Whether you agree with gun control, or think that Joe was right when he said "I'm could be just another legal gun-owning American fighting the government's oppression of my freedom," or think that the answer lies somewhere a field, this movie, regardless of it's overall view-ability value, should inspire thoughts
Joe hit where he could, where it would hurt, and where it would make a difference. He knew it would also cost him his life (too many powerful people would want him dead, anyway). But, as he said, "It's a start."
So the debate has been going on, anyway. True, it's people that kill people, not guns, not bullets, not pits, not your heritage to your murderous ancestors, not teachers failing to enact safety measures, or anything else ourselves.

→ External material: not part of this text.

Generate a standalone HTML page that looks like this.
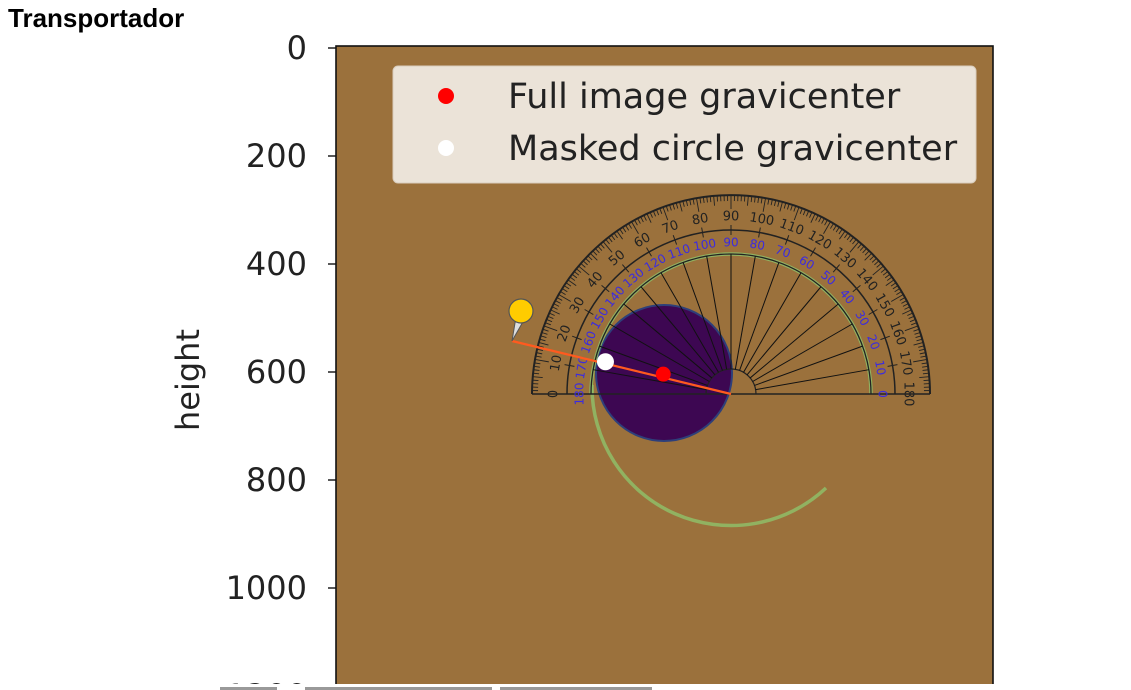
<!DOCTYPE html>
<html><head><meta charset="utf-8"><style>
html,body{margin:0;padding:0;background:#fff;width:1131px;height:690px;overflow:hidden}
svg{display:block}
text{font-family:"DejaVu Sans","Liberation Sans",sans-serif}
</style></head><body>
<svg id="c" width="1131" height="690" viewBox="0 0 1131 690">
<text x="8" y="27" font-weight="bold" font-size="26" fill="#000" style="font-family:'Liberation Sans',sans-serif">Transportador</text>
<g id="plot"></g>
<rect x="0" y="684" width="1131" height="6" fill="#fff"/>
<rect x="220" y="687" width="57" height="3" fill="#999"/>
<rect x="305" y="687" width="187" height="3" fill="#999"/>
<rect x="500" y="687" width="152" height="3" fill="#999"/>
</svg>
<script>
const yTicks=[0,200,400,600,800,1000,1200];
const yTickLabels=["0","200","400","600","800","1000","1200"];
const fullCenter=[606,604];
const maskedCenter=[499,581];
const legendLabels=["Full image gravicenter","Masked circle gravicenter"];
const NS="http://www.w3.org/2000/svg";
const AX={l:336,r:993,t:46,b:700};
const sc=0.54;
function Y(v){return 48+v*sc;}
function X(v){return 336+v*sc;}
function mk(tag,attrs,parent){const e=document.createElementNS(NS,tag);for(const k in attrs)e.setAttribute(k,attrs[k]);(parent||plot).appendChild(e);return e;}
const plot=document.getElementById('plot');
let e=mk('rect',{x:AX.l,y:AX.t,width:AX.r-AX.l,height:AX.b-AX.t,fill:'#9b713c'});


const cx=731,cy=394;
e=mk('circle',{cx:664,cy:373,r:68,fill:'#3d0752',stroke:'#2e3f7a','stroke-width':2});


e=mk('path',{d:`M${cx-139},${385} A139,139 0 0 0 ${cx+95},${488}`,fill:'none',stroke:'#8fc36a','stroke-width':3.5,opacity:0.8});


const prot=mk('g',{});


function P(r,deg){const a=deg*Math.PI/180;return [cx-r*Math.cos(a),cy-r*Math.sin(a)];}
function arc(r,w,col,g){mk('path',{d:`M${cx-r},${cy} A${r},${r} 0 0 1 ${cx+r},${cy}`,fill:'none',stroke:col,'stroke-width':w},g);}
arc(199,2,'#222',prot);arc(164,1.5,'#222',prot);
mk('path',{d:`M${cx-140},${cy} A140,140 0 0 1 ${cx+140},${cy}`,fill:'none',stroke:'#8fc36a','stroke-width':3.5,opacity:0.8},prot);
arc(140,1.3,'#222',prot);
arc(25,1.2,'#222',prot);
mk('line',{x1:cx-199,y1:cy,x2:cx+199,y2:cy,stroke:'#222','stroke-width':1.5},prot);
for(let d=0;d<=180;d++){const len=d%10==0?14:(d%5==0?10:6);const a=P(199,d),b=P(199-len,d);mk('line',{x1:a[0],y1:a[1],x2:b[0],y2:b[1],stroke:'#222','stroke-width':0.9},prot);}
for(let d=0;d<=180;d+=10){const a=P(164+5,d),b=P(164-5,d);mk('line',{x1:a[0],y1:a[1],x2:b[0],y2:b[1],stroke:'#222','stroke-width':1},prot);
 if(d>0&&d<180){const s=P(25,d),t=P(140,d);mk('line',{x1:s[0],y1:s[1],x2:t[0],y2:t[1],stroke:'#111','stroke-width':1},prot);}
 const n=P(177,d);let t=mk('text',{x:n[0],y:n[1],'font-size':13,fill:'#222','text-anchor':'middle','dominant-baseline':'middle',transform:`rotate(${d-90} ${n[0]} ${n[1]})`},prot);t.textContent=String(d);
 const m=P(151,d);t=mk('text',{x:m[0],y:m[1],'font-size':12,fill:'#3b2be0','text-anchor':'middle','dominant-baseline':'middle',transform:`rotate(${d-90} ${m[0]} ${m[1]})`},prot);t.textContent=String(180-d);}
e=mk('line',{x1:512,y1:341,x2:cx,y2:cy,stroke:'#ff5a1f','stroke-width':2.2});


e=mk('path',{d:'M512,341 L516,317 L524,320 Z',fill:'#ddd',stroke:'#555','stroke-width':1});


e=mk('circle',{cx:521,cy:311,r:12,fill:'#ffcc00',stroke:'#555','stroke-width':1.2});


e=mk('circle',{cx:X(fullCenter[0]),cy:Y(fullCenter[1]),r:7.5,fill:'#ff0000'});


e=mk('circle',{cx:X(maskedCenter[0]),cy:Y(maskedCenter[1]),r:8.5,fill:'#ffffff'});


e=mk('rect',{x:AX.l,y:AX.t,width:AX.r-AX.l,height:AX.b-AX.t,fill:'none',stroke:'#111','stroke-width':1.6});


yTicks.forEach((v,i)=>{const y=Y(v);
 mk('line',{x1:AX.l-8,y1:y,x2:AX.l,y2:y,stroke:'#111','stroke-width':1.4});
 const t=mk('text',{x:307,y:y+11,'font-size':32,fill:'#222','text-anchor':'end'});
 t.textContent=yTickLabels[i];
 
 });
e=mk('text',{x:0,y:0,'font-size':32,fill:'#222','text-anchor':'middle',transform:'translate(199,380) rotate(-90)'});
e.textContent='height';


const lg=mk('g',{});


mk('rect',{x:393,y:66,width:583,height:117,rx:5,fill:'#ebe3d8',stroke:'#d8ccbc','stroke-width':1},lg);
const cols=['#ff0000','#ffffff'];
legendLabels.forEach((s,i)=>{const y=96+i*52;
 const c=mk('circle',{cx:446,cy:y,r:8,fill:cols[i]},lg);
 
 
 const t=mk('text',{x:508,y:y+12,'font-size':35,fill:'#222'},lg);t.textContent=s;
 
 });
</script>
</body></html>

It's merely a sad truth that there are people who will kill other people, using any means they can. What we have to do is find a way to better teach a would-be killer that they let themselves down the most if they kill, whether by violating their own values, or by letting down the people that matter to them.
Joe took the violent man's way out. Funny thing -- so did the American colonists when they decided to set themselves free. That second amendment was awfully important back then.
So, did the end justify the means? Joe said "yes." What do you say?
It's a movie without a definitive answer (even if you think there was one), but one with a definite result after the fact. I have to admire it for that.